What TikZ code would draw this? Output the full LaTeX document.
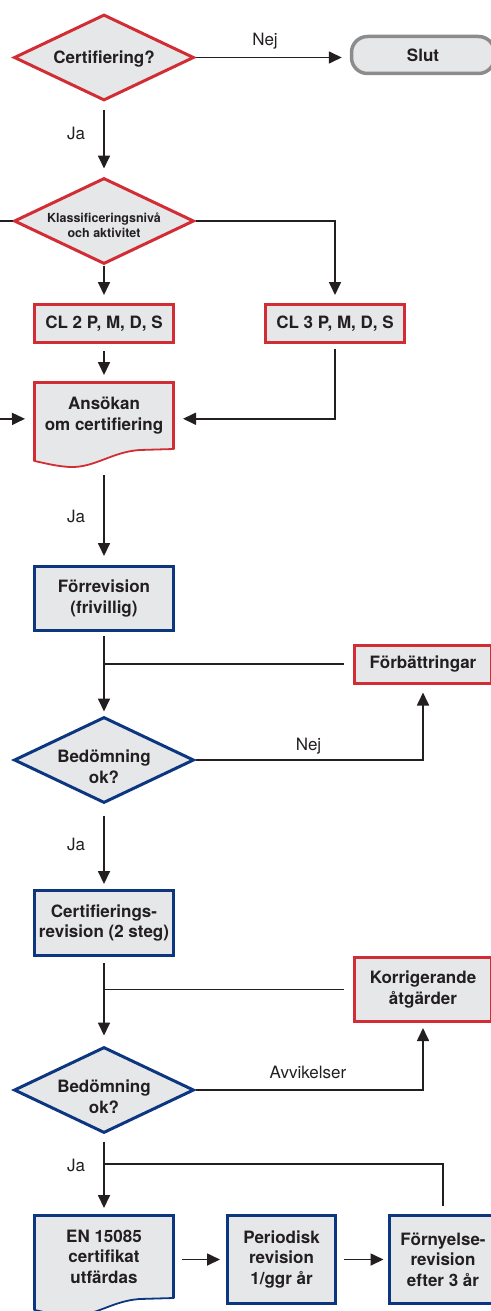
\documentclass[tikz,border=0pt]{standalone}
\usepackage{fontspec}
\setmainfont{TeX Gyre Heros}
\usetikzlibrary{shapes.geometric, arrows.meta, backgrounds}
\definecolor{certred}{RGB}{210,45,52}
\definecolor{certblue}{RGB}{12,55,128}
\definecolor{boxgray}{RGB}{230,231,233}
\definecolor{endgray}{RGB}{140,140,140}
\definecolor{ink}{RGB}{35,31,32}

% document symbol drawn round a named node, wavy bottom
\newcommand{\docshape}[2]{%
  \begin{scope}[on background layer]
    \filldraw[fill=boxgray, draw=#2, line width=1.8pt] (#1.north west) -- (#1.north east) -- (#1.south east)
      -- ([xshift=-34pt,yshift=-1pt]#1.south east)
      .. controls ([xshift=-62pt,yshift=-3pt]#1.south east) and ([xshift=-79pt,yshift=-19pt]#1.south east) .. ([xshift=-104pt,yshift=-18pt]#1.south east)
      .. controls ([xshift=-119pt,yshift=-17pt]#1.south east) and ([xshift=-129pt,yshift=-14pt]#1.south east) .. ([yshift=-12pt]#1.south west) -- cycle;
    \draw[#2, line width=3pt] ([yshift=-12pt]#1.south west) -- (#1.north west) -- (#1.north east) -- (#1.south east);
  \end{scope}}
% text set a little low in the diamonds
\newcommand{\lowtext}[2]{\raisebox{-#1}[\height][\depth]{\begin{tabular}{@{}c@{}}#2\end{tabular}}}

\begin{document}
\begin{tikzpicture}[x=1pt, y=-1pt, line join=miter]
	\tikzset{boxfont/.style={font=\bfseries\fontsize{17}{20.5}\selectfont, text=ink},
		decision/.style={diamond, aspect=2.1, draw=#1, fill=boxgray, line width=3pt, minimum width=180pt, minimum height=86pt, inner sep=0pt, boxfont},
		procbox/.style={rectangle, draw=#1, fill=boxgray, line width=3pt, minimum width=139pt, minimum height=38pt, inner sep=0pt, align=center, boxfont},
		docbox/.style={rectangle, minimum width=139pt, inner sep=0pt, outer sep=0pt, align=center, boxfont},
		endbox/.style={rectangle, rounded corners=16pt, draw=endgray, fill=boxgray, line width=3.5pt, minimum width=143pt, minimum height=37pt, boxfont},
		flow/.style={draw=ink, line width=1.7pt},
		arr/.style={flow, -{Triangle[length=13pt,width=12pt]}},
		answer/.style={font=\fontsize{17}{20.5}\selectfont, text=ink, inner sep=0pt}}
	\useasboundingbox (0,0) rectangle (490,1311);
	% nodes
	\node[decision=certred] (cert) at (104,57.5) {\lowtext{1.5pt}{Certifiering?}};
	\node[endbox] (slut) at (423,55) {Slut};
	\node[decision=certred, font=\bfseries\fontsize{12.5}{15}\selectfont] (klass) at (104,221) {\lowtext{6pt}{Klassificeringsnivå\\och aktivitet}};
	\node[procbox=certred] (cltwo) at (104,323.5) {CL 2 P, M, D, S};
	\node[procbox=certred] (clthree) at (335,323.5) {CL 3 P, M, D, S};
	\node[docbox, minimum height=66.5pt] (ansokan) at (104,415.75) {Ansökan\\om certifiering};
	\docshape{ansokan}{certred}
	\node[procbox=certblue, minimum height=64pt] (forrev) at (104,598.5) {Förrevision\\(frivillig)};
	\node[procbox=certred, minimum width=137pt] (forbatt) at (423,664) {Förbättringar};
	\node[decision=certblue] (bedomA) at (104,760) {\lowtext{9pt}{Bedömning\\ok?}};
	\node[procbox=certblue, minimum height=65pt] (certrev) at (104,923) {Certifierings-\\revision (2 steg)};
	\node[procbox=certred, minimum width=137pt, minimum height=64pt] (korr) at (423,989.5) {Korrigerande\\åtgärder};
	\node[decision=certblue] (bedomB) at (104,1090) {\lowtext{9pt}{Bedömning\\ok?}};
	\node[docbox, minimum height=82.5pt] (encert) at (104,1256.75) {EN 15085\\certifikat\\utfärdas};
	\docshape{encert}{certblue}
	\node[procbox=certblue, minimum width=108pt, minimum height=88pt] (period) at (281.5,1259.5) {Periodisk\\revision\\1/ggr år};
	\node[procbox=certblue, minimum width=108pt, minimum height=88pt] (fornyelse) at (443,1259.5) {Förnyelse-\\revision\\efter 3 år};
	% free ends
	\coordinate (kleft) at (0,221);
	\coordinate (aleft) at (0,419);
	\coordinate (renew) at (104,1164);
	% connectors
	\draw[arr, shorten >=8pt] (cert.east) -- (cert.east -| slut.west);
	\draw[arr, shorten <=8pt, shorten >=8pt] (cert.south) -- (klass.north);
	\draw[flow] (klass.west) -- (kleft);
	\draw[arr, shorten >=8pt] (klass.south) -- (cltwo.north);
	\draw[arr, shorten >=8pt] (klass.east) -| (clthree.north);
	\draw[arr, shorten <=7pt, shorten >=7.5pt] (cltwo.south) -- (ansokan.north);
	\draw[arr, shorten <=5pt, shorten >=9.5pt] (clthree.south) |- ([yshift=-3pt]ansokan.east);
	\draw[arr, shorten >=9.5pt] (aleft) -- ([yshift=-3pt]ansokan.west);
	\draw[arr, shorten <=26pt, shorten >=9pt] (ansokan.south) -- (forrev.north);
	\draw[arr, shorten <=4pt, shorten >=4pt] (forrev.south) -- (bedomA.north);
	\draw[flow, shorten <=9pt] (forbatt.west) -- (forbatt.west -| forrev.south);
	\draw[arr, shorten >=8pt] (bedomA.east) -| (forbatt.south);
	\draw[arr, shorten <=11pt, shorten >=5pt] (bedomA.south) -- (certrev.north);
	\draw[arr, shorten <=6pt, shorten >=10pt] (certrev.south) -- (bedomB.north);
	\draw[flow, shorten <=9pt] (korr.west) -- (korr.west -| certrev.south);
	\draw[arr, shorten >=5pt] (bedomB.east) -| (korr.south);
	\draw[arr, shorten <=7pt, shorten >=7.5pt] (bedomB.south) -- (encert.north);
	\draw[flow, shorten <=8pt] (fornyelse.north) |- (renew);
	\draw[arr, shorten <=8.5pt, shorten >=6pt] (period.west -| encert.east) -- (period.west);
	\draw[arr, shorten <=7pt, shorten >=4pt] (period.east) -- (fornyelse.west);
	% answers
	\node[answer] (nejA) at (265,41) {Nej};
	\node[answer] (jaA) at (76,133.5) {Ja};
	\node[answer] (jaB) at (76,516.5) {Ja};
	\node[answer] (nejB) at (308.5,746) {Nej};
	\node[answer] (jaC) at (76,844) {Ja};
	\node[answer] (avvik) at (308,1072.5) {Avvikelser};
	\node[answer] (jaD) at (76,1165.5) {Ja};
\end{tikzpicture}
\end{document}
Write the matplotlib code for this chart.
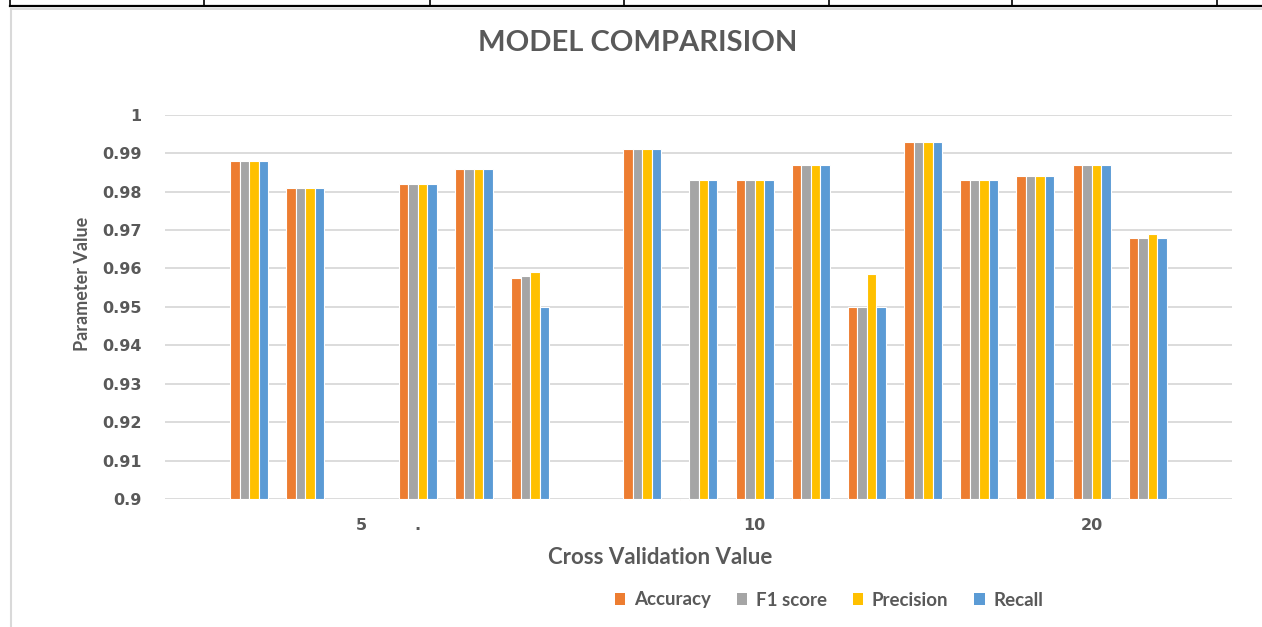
---
**Your instructions**
Copy out each line that contains the word "this".

**Result**
What TikZ code would draw this? Output the full LaTeX document.
Write the matplotlib code for this chart.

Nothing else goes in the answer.